History of Black Holes

In 1783, an English clergyman named John Michell had an interesting idea. He thought something could be so heavy that you would need to travel faster than the speed of light to escape its gravity. The speed needed to escape gravity is called escape velocity. Bigger planets and stars have stronger gravity, so their escape velocity is much faster. Michell wondered if something could be so massive that even light couldn't escape its pull.

In 1796, Pierre-Simon Laplace shared a similar idea in his book. However, some scientists didn't think light had mass, so they believed gravity wouldn't affect it. Michell's idea was mostly forgotten for a while.

Then, in 1916, Albert Einstein came up with his general relativity theory. This new idea explained gravity in a different way:

  • Heavy things (mass) cause space and time to bend or curve.
  • Moving objects, including light, follow these curves in space. This is what we feel as gravity.
  • Light always travels at the same speed, but it can be affected by gravity.

A few months later, a German physicist named Karl Schwarzschild used Einstein's equations to show that a black hole could actually exist. In 1930, Subrahmanyan Chandrasekhar predicted that stars much heavier than our Sun could collapse when they run out of fuel. In 1939, Robert Oppenheimer and H. Snyder calculated that a star would need to be at least three times bigger than the Sun to form a black hole.

The name "black hole" was first used in 1967 by John Wheeler. Before that, they were sometimes called "dark stars."
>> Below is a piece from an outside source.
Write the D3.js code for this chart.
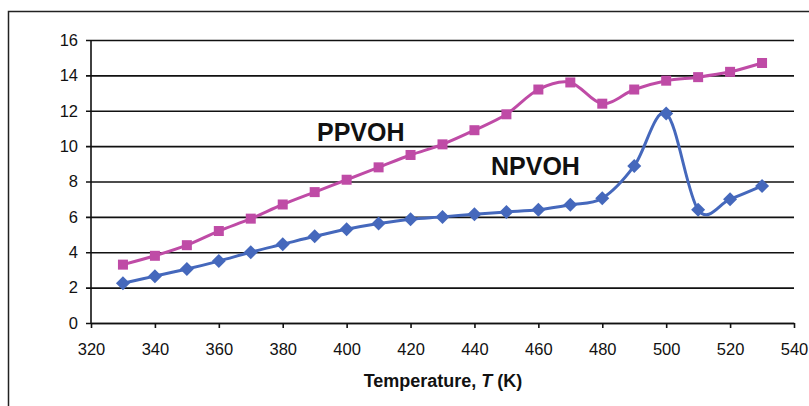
<!DOCTYPE html>
<html>
<head>
<meta charset="utf-8">
<script src="https://cdn.jsdelivr.net/npm/d3@7"></script>
<style>
  body { margin: 0; background: #fff; }
  svg { display: block; font-family: Arial, "Liberation Sans", sans-serif; }
</style>
</head>
<body>
<svg id="chart" width="809" height="406"></svg>
<script>
// data
var temps = [330, 340, 350, 360, 370, 380, 390, 400, 410, 420, 430, 440, 450, 460, 470, 480, 490, 500, 510, 520, 530];
var ppvoh = [3.3, 3.8, 4.4, 5.2, 5.9, 6.7, 7.4, 8.1, 8.8, 9.5, 10.1, 10.9, 11.8, 13.2, 13.6, 12.4, 13.2, 13.7, 13.9, 14.2, 14.7];
var npvoh = [2.25, 2.65, 3.05, 3.5, 4.0, 4.45, 4.9, 5.3, 5.62, 5.87, 6.0, 6.15, 6.28, 6.4, 6.68, 7.05, 8.88, 11.85, 6.4, 7.0, 7.75];
var xTicks = [320, 340, 360, 380, 400, 420, 440, 460, 480, 500, 520, 540];
var yTicks = [0, 2, 4, 6, 8, 10, 12, 14, 16];

// svg parameters
var svg = d3.select("#chart"),
    margin = {top: 40, right: 15, bottom: 83, left: 91},
    width = 794 - margin.left,
    height = 323 - margin.top;

// outer frame
svg.append("rect")
  .attr("x", 8.5).attr("y", 11.5)
  .attr("width", 830).attr("height", 420)
  .attr("fill", "none").attr("stroke", "#222").attr("stroke-width", 1.5);

var x = d3.scaleLinear().domain([320, 540]).range([0, width]),
    y = d3.scaleLinear().domain([0, 16]).range([height, 0]);

var g = svg.append("g")
  .attr("transform", "translate(" + margin.left + "," + margin.top + ")");

// gridlines + y axis
var yAxis = g.append("g")
  .call(d3.axisLeft(y).tickValues(yTicks).tickSizeInner(-width).tickSizeOuter(0).tickFormat(d3.format("d")));
yAxis.select(".domain").remove();
yAxis.selectAll(".tick line").attr("stroke", "#111").attr("stroke-width", 1.6).attr("x1", -5);
yAxis.selectAll(".tick text").attr("x", -13).attr("font-size", 16.5).attr("fill", "#111");

// y axis line
g.append("line")
  .attr("x1", 0).attr("x2", 0).attr("y1", 0).attr("y2", height)
  .attr("stroke", "#111").attr("stroke-width", 1.6);

// x axis
var xAxis = g.append("g")
  .attr("transform", "translate(0," + height + ")")
  .call(d3.axisBottom(x).tickValues(xTicks).tickSize(5).tickSizeOuter(0).tickFormat(d3.format("d")));
xAxis.select(".domain").attr("stroke", "#111").attr("stroke-width", 1.6);
xAxis.selectAll(".tick line").attr("stroke", "#111").attr("stroke-width", 1.6);
xAxis.selectAll(".tick text").attr("y", 20).attr("font-size", 16.5).attr("fill", "#111");

// axis title
var title = svg.append("text")
  .attr("x", 443).attr("y", 387)
  .attr("text-anchor", "middle")
  .attr("font-size", 18).attr("font-weight", "bold").attr("fill", "#111");
title.append("tspan").text("Temperature, ");
title.append("tspan").attr("font-style", "italic").text("T");
title.append("tspan").text(" (K)");

// series
var line = d3.line()
  .x(function(d) { return x(d[0]); })
  .y(function(d) { return y(d[1]); })
  .curve(d3.curveCatmullRom.alpha(0));

var pData = temps.map(function(t, i) { return [t, ppvoh[i]]; });
var nData = temps.map(function(t, i) { return [t, npvoh[i]]; });

var pink = "#BF4BA6", blue = "#4568BC";

g.append("path").datum(pData)
  .attr("d", line).attr("fill", "none").attr("stroke", pink).attr("stroke-width", 3);
g.append("path").datum(nData)
  .attr("d", line).attr("fill", "none").attr("stroke", blue).attr("stroke-width", 3);

g.selectAll(".sq").data(pData).enter().append("rect")
  .attr("class", "sq")
  .attr("x", function(d) { return x(d[0]) - 5; })
  .attr("y", function(d) { return y(d[1]) - 5; })
  .attr("width", 10).attr("height", 10)
  .attr("fill", pink);

g.selectAll(".dm").data(nData).enter().append("path")
  .attr("class", "dm")
  .attr("transform", function(d) { return "translate(" + x(d[0]) + "," + y(d[1]) + ")"; })
  .attr("d", "M0,-7L7,0L0,7L-7,0Z")
  .attr("fill", blue);

// labels
svg.append("text").attr("x", 317).attr("y", 141)
  .attr("font-size", 25).attr("font-weight", "bold").attr("fill", "#111").text("PPVOH");
svg.append("text").attr("x", 491).attr("y", 175)
  .attr("font-size", 25).attr("font-weight", "bold").attr("fill", "#111").text("NPVOH");
</script>
</body>
</html>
In 1970, Stephen Hawking and Roger Penrose proved that black holes must exist. Even though black holes themselves are invisible, the matter falling into them can be very bright.

In 2019, a large team of scientists released the first direct image of a black hole's surroundings. One key person on this team was Katie Bouman, a computer scientist who helped put together many photos from different locations to create the final image.

How Black Holes Form

Giant Stars Collapsing

Most black holes form from the gravitational collapse of very huge, high-mass stars. These are called "stellar mass" black holes. When a giant star runs out of fuel, its core collapses inward due to its own gravity. If the core is heavy enough, it collapses so much that it forms a black hole.

Some scientists think that very massive stars in the early universe might have formed black holes up to 1,000 times the mass of our Sun. These could have been the "seeds" for the supermassive black holes we find at the centers of most galaxies today.

When a star collapses, a distant observer would see the material falling in slow down and appear to stop just above the event horizon. This is because of something called gravitational time dilation, where time seems to slow down near strong gravity. The light from the collapsing star would also get dimmer and redder until it eventually fades away.

Supermassive Black Holes

Black holes are also found in the middle of almost every galaxy in the known universe. These are called supermassive black holes (SBH), and they are the biggest black holes of all. They are thought to have formed when the Universe was very young and played a big role in shaping galaxies.

Very bright objects called quasars are believed to be powered by supermassive black holes sucking in huge amounts of material at the centers of distant galaxies. Light cannot escape the black hole itself, but the energy we see from quasars comes from the super hot, swirling material just outside the event horizon. This material gets incredibly hot due to friction and gravity.

Scientists have measured these central masses to be millions or even billions of times heavier than our Sun. Many large galaxies nearby, even those without a bright quasar, also have a similar central black hole. This suggests that all large galaxies have one, but only a few are actively feeding and glowing as quasars.

How Black Holes Affect Light

Accretion disk
Artist's image: A black hole pulling gas from a nearby star. The gas forms a glowing disk around the black hole, and a powerful jet of radiation shoots out.
Einstein cross
Einstein's Cross: The gravity of a galaxy in the middle bends the light from a distant quasar, creating four images of the same quasar.

At the very center of a black hole is a point called a singularity. It's impossible to see into it because its gravity is so strong that no light can escape. Around this tiny singularity is a larger area where light that would normally pass by gets pulled in. The edge of this area is called the event horizon. Everything inside the event horizon is part of the black hole. The black hole's gravity gets weaker the farther away you are. The event horizon is the farthest point from the center where gravity is still strong enough to trap light.

Outside the event horizon, light and matter are still pulled toward the black hole. If a black hole is surrounded by gas and dust, this material will form a flat, swirling "accretion disk" around it. "Accretion" means gathering. An accretion disk looks a bit like the rings of Saturn. As the matter gets pulled closer, it heats up incredibly hot and shoots out x-ray radiation into space. You can imagine it like water spinning around a drain before it falls in.

Most black holes are too far away for us to see their accretion disks or jets. The main way we know a black hole is there is by observing how stars, gas, and light behave around it. When a black hole is nearby, even huge objects like stars move differently, often much faster than they would if the black hole wasn't there.

Since we can't directly see black holes, we use other methods to detect them. When a black hole passes between us and a source of light, its gravity bends the light around it, creating a distorted or even multiple images of the light source. This effect is called gravitational lensing.

Hawking Radiation

Hawking radiation is a type of radiation that scientists believe is given off by black holes. It's caused by tiny quantum effects happening near the event horizon. This idea was first suggested by physicist Stephen Hawking in 1974.

Hawking radiation causes a black hole to slowly lose mass and energy. This process is sometimes called black hole evaporation. It happens because of "virtual particle-antiparticle pairs" that constantly pop in and out of existence near the event horizon. Sometimes, one particle falls into the black hole while its partner escapes, carrying away a tiny bit of the black hole's energy.

Because of this, black holes that lose more mass than they gain are expected to shrink and eventually disappear completely. Very tiny black holes, called Micro black holes, are predicted to give off more radiation and disappear much faster than larger ones.